BOX INC CLASS A (BOX)
Sector: Information Technology
2026 Annual Meeting Analysis
BOX INC CLASS A · Meeting: June 25, 2026
Directors FOR
3
Directors AGAINST
0
Say on Pay
FOR
Auditor
FOR
Director Elections
Election of Three Class III Directors
Barsamian has served since 2018, meets independence standards, attended all required meetings per the proxy, and BOX's 3-year total return of -12.5% outperforms the disclosed compensation peer group median of -17.5% by 5 percentage points — well within the 20-percentage-point threshold needed to trigger a vote against, so no TSR flag applies; she also sits on two other public company boards (Five9 and Gen Digital), which is within the four-board limit.
Lazar has served since 2020, chairs the Audit Committee, is a certified public accountant providing clear financial expertise, attended all required meetings, and BOX's 3-year relative TSR outperforms the peer median — no TSR trigger fires; however, he sits on three other public company boards (Astera Labs, GlobalFoundries, Resideo), which is within the four-board overboarding limit, so no flag applies.
Murphy joined in May 2024, which is within the 24-month new-director exemption window from the TSR trigger, so he is automatically exempt from the performance accountability check; his background as a sitting CEO of Epicor Software is relevant enterprise-software experience, and the proxy confirms he attended at least 75% of all board and committee meetings.

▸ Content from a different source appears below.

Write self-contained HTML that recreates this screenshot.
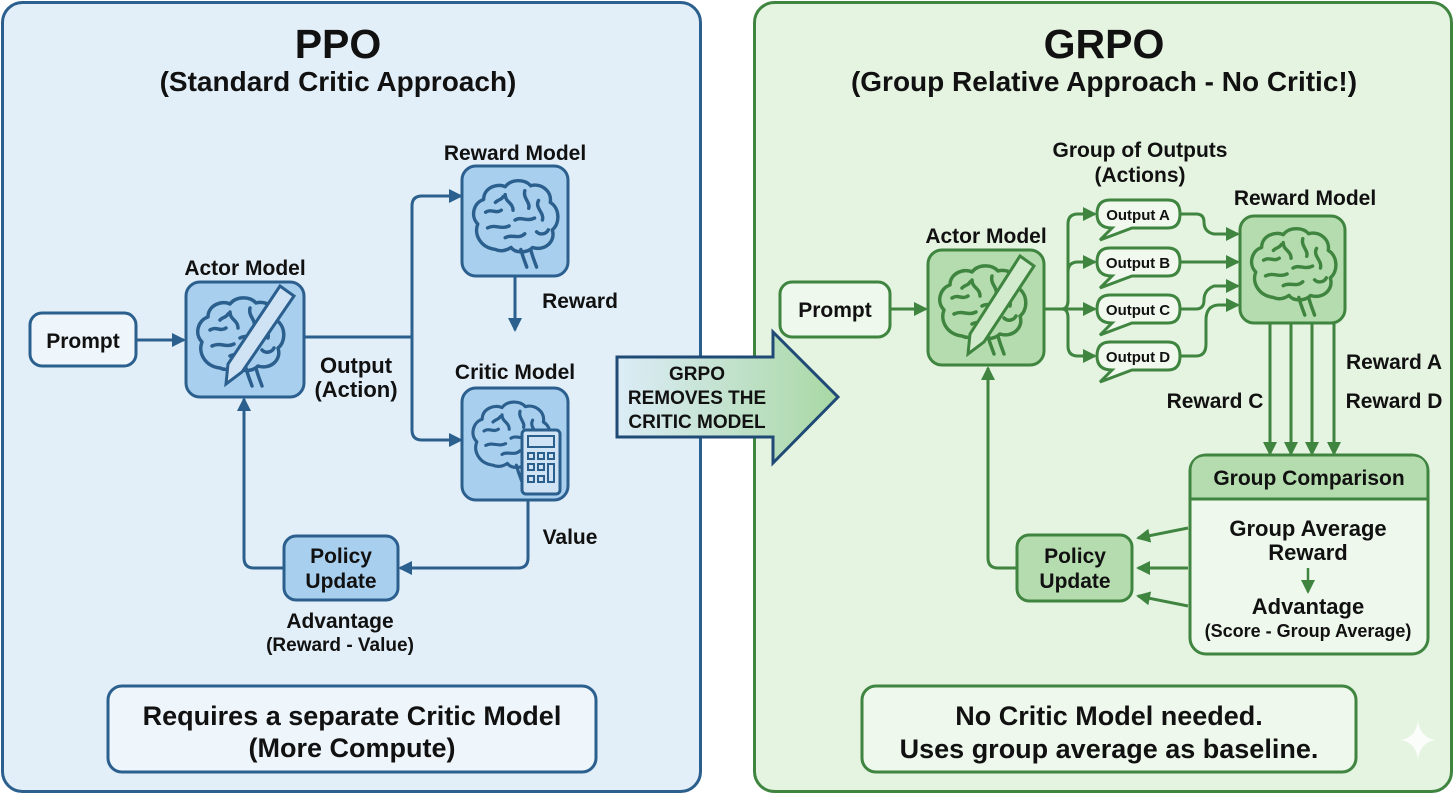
<!DOCTYPE html>
<html><head><meta charset="utf-8"><style>
html,body{margin:0;padding:0;background:#fff}
svg{display:block}
text{font-family:"Liberation Sans",sans-serif;font-weight:bold;fill:#111;text-anchor:middle}
</style></head><body>
<svg width="1456" height="794" viewBox="0 0 1456 794" xmlns="http://www.w3.org/2000/svg">
<defs>
<marker id="ab" markerWidth="14" markerHeight="14" refX="12" refY="7" orient="auto" markerUnits="userSpaceOnUse"><path d="M0,0 L14,7 L0,14 Z" fill="#2b5f8e"/></marker>
<marker id="ag" markerWidth="14" markerHeight="14" refX="12" refY="7" orient="auto" markerUnits="userSpaceOnUse"><path d="M0,0 L14,7 L0,14 Z" fill="#3f8540"/></marker>
<linearGradient id="arr" x1="0" x2="1" y1="0" y2="0"><stop offset="0" stop-color="#dcecf7"/><stop offset="1" stop-color="#a9d8a4"/></linearGradient>
<symbol id="brain" viewBox="0 0 100 100">
<g fill="none" stroke-width="3.5" stroke-linecap="round" stroke-linejoin="round">
<path d="M30,78 C14,76 8,62 12,52 C4,44 8,30 18,27 C18,15 32,10 40,14 C46,6 60,6 66,13 C76,10 88,18 86,30 C96,36 96,52 88,58 C92,70 80,80 68,76 C62,82 50,82 46,76 C40,80 34,80 30,78 Z"/>
<path d="M56,78 C58,86 60,90 62,96 M66,78 C68,86 70,90 72,96"/>
<path d="M20,40 C26,36 30,42 36,38 M40,22 C40,30 48,30 48,38 M60,18 C58,26 66,30 64,36 M74,28 C70,36 80,40 78,48 M22,56 C30,52 36,58 44,54 M50,48 C56,44 62,50 70,46 M40,66 C46,62 54,68 60,62 M72,60 C76,64 82,62 84,58 M30,30 C34,26 36,28 38,24"/>
</g></symbol>
</defs>

<rect x="2.5" y="2.5" width="698" height="789" rx="20" fill="#e3eff8" stroke="#2b5f8e" stroke-width="3"/>
<rect x="754.5" y="2.5" width="697" height="789" rx="20" fill="#e5f3e1" stroke="#3f8540" stroke-width="3"/>

<text x="338" y="58" font-size="41">PPO</text>
<text x="338" y="91" font-size="28">(Standard Critic Approach)</text>

<rect x="30" y="313" width="106" height="53" rx="12" fill="#eef5fb" stroke="#2b5f8e" stroke-width="3"/>
<text x="83" y="348" font-size="21">Prompt</text>
<line x1="137" y1="340" x2="184" y2="340" stroke="#2b5f8e" stroke-width="3" marker-end="url(#ab)"/>

<text x="245" y="275" font-size="21">Actor Model</text>
<rect x="186" y="282" width="118" height="115" rx="14" fill="#a9cfee" stroke="#2b5f8e" stroke-width="3"/>
<use href="#brain" x="190" y="290" width="100" height="100" stroke="#2b5f8e"/>
<path d="M280,286 L294,296 L242,372 L226,384 L228,364 Z" fill="#cfe3f5" stroke="#2b5f8e" stroke-width="3"/>

<path d="M305,337 L412,337 M412,337 L412,206 Q412,196 422,196 L460,196 M412,337 L412,430 Q412,440 422,440 L460,440" fill="none" stroke="#2b5f8e" stroke-width="3"/>
<line x1="440" y1="196" x2="461" y2="196" stroke="#2b5f8e" stroke-width="3" marker-end="url(#ab)"/>
<line x1="440" y1="440" x2="461" y2="440" stroke="#2b5f8e" stroke-width="3" marker-end="url(#ab)"/>
<text x="356" y="373" font-size="22">Output</text>
<text x="356" y="397" font-size="22">(Action)</text>

<text x="515" y="160" font-size="21">Reward Model</text>
<rect x="462" y="166" width="106" height="110" rx="14" fill="#a9cfee" stroke="#2b5f8e" stroke-width="3"/>
<use href="#brain" x="466" y="172" width="98" height="100" stroke="#2b5f8e"/>
<line x1="515" y1="277" x2="515" y2="330" stroke="#2b5f8e" stroke-width="3" marker-end="url(#ab)"/>
<text x="580" y="308" font-size="21">Reward</text>

<text x="515" y="379" font-size="21">Critic Model</text>
<rect x="462" y="388" width="106" height="112" rx="14" fill="#a9cfee" stroke="#2b5f8e" stroke-width="3"/>
<use href="#brain" x="466" y="394" width="90" height="92" stroke="#2b5f8e"/>
<rect x="522" y="430" width="38" height="64" rx="4" fill="#cfe3f5" stroke="#2b5f8e" stroke-width="3"/>
<rect x="528" y="436" width="26" height="11" fill="none" stroke="#2b5f8e" stroke-width="2"/>
<g fill="none" stroke="#2b5f8e" stroke-width="2"><rect x="528" y="453" width="6" height="6"/><rect x="538" y="453" width="6" height="6"/><rect x="548" y="453" width="6" height="6"/><rect x="528" y="464" width="6" height="6"/><rect x="538" y="464" width="6" height="6"/><rect x="548" y="464" width="6" height="18"/><rect x="528" y="476" width="6" height="6"/><rect x="538" y="476" width="6" height="6"/></g>

<path d="M528,501 L528,558 Q528,568 518,568 L402,568" fill="none" stroke="#2b5f8e" stroke-width="3"/>
<line x1="420" y1="568" x2="400" y2="568" stroke="#2b5f8e" stroke-width="3" marker-end="url(#ab)"/>
<text x="570" y="544" font-size="21">Value</text>

<rect x="284" y="536" width="114" height="64" rx="12" fill="#a9cfee" stroke="#2b5f8e" stroke-width="3"/>
<text x="341" y="563" font-size="21">Policy</text>
<text x="341" y="588" font-size="21">Update</text>
<path d="M284,568 L254,568 Q244,568 244,558 L244,405" fill="none" stroke="#2b5f8e" stroke-width="3"/>
<line x1="244" y1="420" x2="244" y2="399" stroke="#2b5f8e" stroke-width="3" marker-end="url(#ab)"/>
<text x="340" y="628" font-size="21">Advantage</text>
<text x="340" y="651" font-size="19">(Reward - Value)</text>

<rect x="108" y="686" width="488" height="86" rx="14" fill="#eef5fb" stroke="#2b5f8e" stroke-width="3"/>
<text x="352" y="725" font-size="27">Requires a separate Critic Model</text>
<text x="352" y="757" font-size="27">(More Compute)</text>

<path d="M617,357 L773,357 L773,332 L838,397 L773,463 L773,437 L617,437 Z" fill="url(#arr)" stroke="#1f4a75" stroke-width="3"/>
<text x="697" y="380" font-size="19">GRPO</text>
<text x="697" y="404" font-size="19">REMOVES THE</text>
<text x="697" y="428" font-size="19">CRITIC MODEL</text>

<text x="1104" y="58" font-size="41">GRPO</text>
<text x="1104" y="91" font-size="28">(Group Relative Approach - No Critic!)</text>

<rect x="780" y="282" width="110" height="55" rx="12" fill="#eef8ec" stroke="#3f8540" stroke-width="3"/>
<text x="835" y="317" font-size="21">Prompt</text>
<line x1="891" y1="309" x2="926" y2="309" stroke="#3f8540" stroke-width="3" marker-end="url(#ag)"/>

<text x="986" y="243" font-size="21">Actor Model</text>
<rect x="928" y="250" width="116" height="115" rx="14" fill="#b5dcae" stroke="#3f8540" stroke-width="3"/>
<use href="#brain" x="932" y="258" width="100" height="100" stroke="#3f8540"/>
<path d="M1020,256 L1034,266 L984,342 L968,354 L970,334 Z" fill="#d2ebcd" stroke="#3f8540" stroke-width="3"/>

<text x="1140" y="157" font-size="21">Group of Outputs</text>
<text x="1140" y="182" font-size="21">(Actions)</text>

<g fill="none" stroke="#3f8540" stroke-width="3">
<path d="M1044,309 L1068,309"/>
<path d="M1062,309 Q1068,309 1068,300 L1068,224 Q1068,214 1078,214 L1094,214"/>
<path d="M1062,309 Q1068,309 1068,300 L1068,272 Q1068,262 1078,262 L1094,262"/>
<path d="M1068,309 L1094,309"/>
<path d="M1062,309 Q1068,309 1068,318 L1068,346 Q1068,356 1078,356 L1094,356"/>
<path d="M1180,214 L1196,214 Q1204,214 1204,222 Q1204,232 1214,234 L1236,234"/>
<path d="M1180,262 L1236,262"/>
<path d="M1180,309 L1196,309 Q1204,309 1204,300 Q1204,290 1214,286 L1236,286"/>
<path d="M1180,356 L1196,356 Q1206,356 1206,344 L1206,320 Q1206,306 1218,305 L1236,305"/>
</g>
<g stroke="#3f8540" stroke-width="3">
<line x1="1082" y1="214" x2="1095" y2="214" marker-end="url(#ag)"/>
<line x1="1082" y1="262" x2="1095" y2="262" marker-end="url(#ag)"/>
<line x1="1082" y1="309" x2="1095" y2="309" marker-end="url(#ag)"/>
<line x1="1082" y1="356" x2="1095" y2="356" marker-end="url(#ag)"/>
<line x1="1222" y1="234" x2="1238" y2="234" marker-end="url(#ag)"/>
<line x1="1222" y1="262" x2="1238" y2="262" marker-end="url(#ag)"/>
<line x1="1222" y1="286" x2="1238" y2="286" marker-end="url(#ag)"/>
<line x1="1222" y1="305" x2="1238" y2="305" marker-end="url(#ag)"/>
</g>
<g fill="#f1f9ef" stroke="#3f8540" stroke-width="3">
<path d="M1110,200 L1168,200 Q1180,200 1180,214 Q1180,228 1168,228 L1132,228 L1100,240 L1112,228 Q1097,228 1097,214 Q1097,200 1110,200 Z"/>
<path d="M1110,248 L1168,248 Q1180,248 1180,262 Q1180,276 1168,276 L1132,276 L1100,288 L1112,276 Q1097,276 1097,262 Q1097,248 1110,248 Z"/>
<path d="M1110,295 L1168,295 Q1180,295 1180,309 Q1180,323 1168,323 L1132,323 L1100,335 L1112,323 Q1097,323 1097,309 Q1097,295 1110,295 Z"/>
<path d="M1110,342 L1168,342 Q1180,342 1180,356 Q1180,370 1168,370 L1132,370 L1100,382 L1112,370 Q1097,370 1097,356 Q1097,342 1110,342 Z"/>
</g>
<text x="1138" y="220" font-size="15">Output A</text>
<text x="1138" y="268" font-size="15">Output B</text>
<text x="1138" y="315" font-size="15">Output C</text>
<text x="1138" y="362" font-size="15">Output D</text>

<text x="1305" y="205" font-size="21">Reward Model</text>
<rect x="1240" y="216" width="105" height="107" rx="14" fill="#b5dcae" stroke="#3f8540" stroke-width="3"/>
<use href="#brain" x="1244" y="220" width="98" height="100" stroke="#3f8540"/>

<g stroke="#3f8540" stroke-width="3">
<line x1="1270" y1="324" x2="1270" y2="454" marker-end="url(#ag)"/>
<line x1="1291" y1="324" x2="1291" y2="454" marker-end="url(#ag)"/>
<line x1="1312" y1="324" x2="1312" y2="454" marker-end="url(#ag)"/>
<line x1="1334" y1="324" x2="1334" y2="454" marker-end="url(#ag)"/>
</g>
<text x="1394" y="369" font-size="21">Reward A</text>
<text x="1394" y="408" font-size="21">Reward D</text>
<text x="1215" y="408" font-size="21">Reward C</text>

<rect x="1190" y="455" width="238" height="199" rx="16" fill="#eef8ec" stroke="#3f8540" stroke-width="3"/>
<path d="M1191.5,499 L1191.5,471 Q1191.5,456.5 1206,456.5 L1412,456.5 Q1426.5,456.5 1426.5,471 L1426.5,499 Z" fill="#b5dcae"/>
<line x1="1190" y1="499" x2="1428" y2="499" stroke="#3f8540" stroke-width="3"/>
<text x="1309" y="485" font-size="21">Group Comparison</text>
<text x="1308" y="536" font-size="22">Group Average</text>
<text x="1308" y="560" font-size="22">Reward</text>
<line x1="1308" y1="568" x2="1308" y2="592" stroke="#3f8540" stroke-width="2.5" marker-end="url(#ag)"/>
<text x="1308" y="614" font-size="22">Advantage</text>
<text x="1308" y="637" font-size="18">(Score - Group Average)</text>

<rect x="1017" y="535" width="115" height="66" rx="12" fill="#b5dcae" stroke="#3f8540" stroke-width="3"/>
<text x="1075" y="563" font-size="21">Policy</text>
<text x="1075" y="588" font-size="21">Update</text>
<g stroke="#3f8540" stroke-width="3">
<line x1="1188" y1="528" x2="1138" y2="538" marker-end="url(#ag)"/>
<line x1="1188" y1="568" x2="1138" y2="568" marker-end="url(#ag)"/>
<line x1="1188" y1="606" x2="1138" y2="596" marker-end="url(#ag)"/>
</g>
<path d="M1017,568 L998,568 Q988,568 988,558 L988,372" fill="none" stroke="#3f8540" stroke-width="3"/>
<line x1="988" y1="385" x2="988" y2="368" stroke="#3f8540" stroke-width="3" marker-end="url(#ag)"/>

<rect x="862" y="686" width="494" height="86" rx="14" fill="#eef8ec" stroke="#3f8540" stroke-width="3"/>
<text x="1109" y="725" font-size="27">No Critic Model needed.</text>
<text x="1109" y="758" font-size="27">Uses group average as baseline.</text>
<path d="M1418,720 Q1420,738 1436,740 Q1420,742 1418,760 Q1416,742 1400,740 Q1416,738 1418,720 Z" fill="#fbfdfa"/>
</svg>
</body></html>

All three Class III nominees pass the policy screens. BOX's 3-year total return of -12.5% outperforms its disclosed peer group median of -17.5% by 5 percentage points, which is well below the 20-percentage-point threshold required to trigger a vote against for negative absolute TSR, so the TSR trigger does not fire for any director. No director is overboarded, no attendance failures are disclosed, no familial relationships to management are identified, and all audit committee members have demonstrated financial expertise. Vote FOR all three nominees.
Say on Pay
✓ FORCEO
Aaron Levie
Total Comp
$12,608,146
Prior Support
96%%
CEO Aaron Levie received total compensation of approximately $12.6 million, which includes a heavily performance-weighted structure — the proxy confirms his most recent equity grant was 100% performance-based stock awards and his total target cash compensation is below the 10th percentile of the peer group, well within reasonable bounds for a $3.3 billion technology company CEO. The pay mix is strongly variable and performance-linked, with at least 50% of annual executive equity granted as performance-based awards since fiscal 2023, satisfying the policy's pay-mix requirement. The prior Say on Pay vote received 96% support, far above the 70% threshold, and BOX's 3-year total return of -12.5% outperforms the compensation peer group median of -17.5%, meaning above-benchmark incentive pay — to the extent it exists — is not misaligned with shareholder outcomes. The company also maintains a clawback policy covering both cash and equity awards.
Auditor Ratification
✓ FORAuditor
Ernst & Young LLP
Tenure
N/A
Audit Fees
$3,052,730
Non-Audit Fees
$174,637
Non-audit fees (tax services of $174,637) represent only about 5.7% of audit fees ($3,052,730), far below the 50% threshold that would raise independence concerns. EY is a Big 4 firm appropriate for a $3.3 billion public company. The proxy does not disclose EY's tenure, so the tenure trigger cannot be confirmed and per policy we do not assume a no vote; tenure non-disclosure is noted as a minor negative but does not change the determination. No material financial restatements are disclosed.
Overall Assessment
BOX's 2026 annual meeting ballot contains four proposals: election of three Class III directors, an advisory vote on executive pay, an equity plan share increase, and auditor ratification. All standard policy-evaluated proposals — the three director elections, Say on Pay, and auditor ratification — receive a FOR determination, supported by BOX's peer-beating 3-year TSR, a pay structure that is heavily performance-based with strong shareholder support history (96% in 2025), and an EY fee profile with minimal non-audit exposure at under 6% of audit fees. The equity plan share increase (Proposal 3) falls outside the current policy scope and is flagged for manual review.